We are promoting the development of Power to Chemicals technology to make effective use of CO2 and to disseminate renewable energy. This technology can recycle CO2 gas via electrolytic reduction powered by renewable energy or its surplus power.

Although artificial photosynthesis can be used to convert CO2 into carbon monoxide, which is a raw material for jet fuel and plastics, traditional technology suffers limitations in terms of costs and installation locations due to its slow conversion speed. Therefore, we have studied the catalysts and electrode structures for CO2 electrolytic reduction and developed our unique catalyst electrode with the world’s top-level conversion speed. Using this technology as a foundation, we made an electrolysis cell stack capable of electrolytically reducing CO2 to carbon monoxide at the ton-per-year level and verified its operation with a CO2 recycling system. Based on these results, we will continue to develop a MW-class CO2 recycling system which can be installed at various CO2 emitting facilities, in anticipation of a carbon neutral society.

Description

We are developing a CO2 recycling system (Power to Chemicals) to electrolytically reduce CO2 into carbon monoxide, a raw material for jet fuel and plastics.
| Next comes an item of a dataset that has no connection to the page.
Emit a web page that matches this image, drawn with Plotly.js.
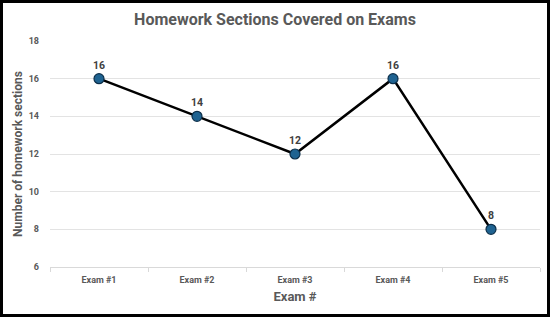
<!DOCTYPE html>
<html>
<head>
<meta charset="utf-8">
<script src="https://cdn.plot.ly/plotly-3.0.1.min.js"></script>
<style>
html,body{margin:0;padding:0;background:#fff;}
#frame{position:absolute;left:0;top:0;width:550px;height:317px;box-sizing:border-box;border:3px solid #000;}
#chart{position:absolute;left:0;top:0;width:550px;height:317px;}
</style>
</head>
<body>
<div id="chart"></div>
<div id="frame"></div>
<script>
const categories = ["Exam #1", "Exam #2", "Exam #3", "Exam #4", "Exam #5"];
const sections = [16, 14, 12, 16, 8];
const yTicks = [6, 8, 10, 12, 14, 16, 18];

const FONT = "Roboto, Open Sans, sans-serif";

const trace = {
  x: categories,
  y: sections,
  type: "scatter",
  mode: "lines+markers+text",
  text: sections.map(String),
  textposition: "top center",
  textfont: {family: FONT, size: 10.5, color: "#404040", weight: "bold"},
  line: {color: "#000000", width: 2.5},
  marker: {size: 10, color: "#1F6391", line: {color: "#0C2F4A", width: 1.2}},
  cliponaxis: false,
  hoverinfo: "none"
};

const layout = {
  width: 550,
  height: 317,
  margin: {l: 50, r: 10, t: 41, b: 50},
  paper_bgcolor: "#ffffff",
  plot_bgcolor: "#ffffff",
  showlegend: false,
  title: {
    text: "<b>Homework Sections Covered on Exams</b>",
    font: {family: FONT, size: 16, color: "#595959"},
    x: 0.5, xanchor: "center",
    y: 0.94, yanchor: "middle"
  },
  xaxis: {
    type: "category",
    range: [-0.5, 4.5],
    tickson: "boundaries",
    ticks: "outside",
    ticklen: 4,
    tickcolor: "#D9D9D9",
    showline: true,
    linecolor: "#D9D9D9",
    linewidth: 1,
    showgrid: false,
    ticklabelstandoff: 4,
    tickfont: {family: FONT, size: 9, color: "#595959", weight: "bold"},
    title: {text: "<b>Exam #</b>", font: {family: FONT, size: 13, color: "#595959"}, standoff: 8}
  },
  yaxis: {
    range: [6, 18],
    tickvals: yTicks,
    ticktext: yTicks.map(String),
    showgrid: true,
    gridcolor: "#E3E3E3",
    gridwidth: 1,
    zeroline: false,
    showline: false,
    ticks: "",
    ticklabelstandoff: 10,
    tickfont: {family: FONT, size: 9, color: "#595959", weight: "bold"},
    title: {text: "<b>Number of homework sections</b>", font: {family: FONT, size: 12, color: "#595959"}, standoff: 3}
  }
};

Plotly.newPlot("chart", [trace], layout, {displayModeBar: false, staticPlot: true});
</script>
</body>
</html>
We have been developing a catalyst electrode capable of increasing the CO2 processing volume for the establishment of a high-throughput technology, which is key to realize this Power to Chemicals system. By reacting the CO2 gas with water instead of dissolving the CO2 in water, we suppressed the current density (conversion speed) decrease. Furthermore, the catalyst layer has a unique structure having macro-sized pores, which act as CO2 flow channels, as well as nanometer-sized pores, allowing higher concentrations of CO2 to be efficiently delivered to the catalyst surface. As a result, we have successfully converted CO2 at a world-record current density of 645 mA/cm². We have also made a CO2 recycling demonstration system capable of processing CO2 at a maximum 1 ton per year based on this technology. We were able to greatly increase the CO2 processing volume by applying high current density operation, electrode area expansion, and electrolytic cell stacking to the CO2 electrolysis cell, which is the core technology of this system. We have also verified the extended operation of a CO2 electrolysis cell stack. Furthermore, we have studied the effects of power fluctuations using a power source emulating renewable energy in order to develop a CO2 recycling system applicable to a real-world environment, as well as the effects of impurities in the CO2 gas expected from a thermal power plant using a simulated collected CO2 gas. Based on these results, we aim to socially implement and spread the use of a MW-class CO2 recycling system applicable to facilities emitting large amounts of CO2 such as waste incineration plants.

Partner(s)

A portion of this technology was demonstrated within a project commissioned by the Ministry of the Environment (“Project for Establishing a Model of a Carbon-circulating Society Based on CO2 Recycling: Verification of a Community-compatible CO2 Recycling Model Based on Artificial Photosynthesis Technologies at Large CO2-emitting Facilities, 2022 Fiscal Year”).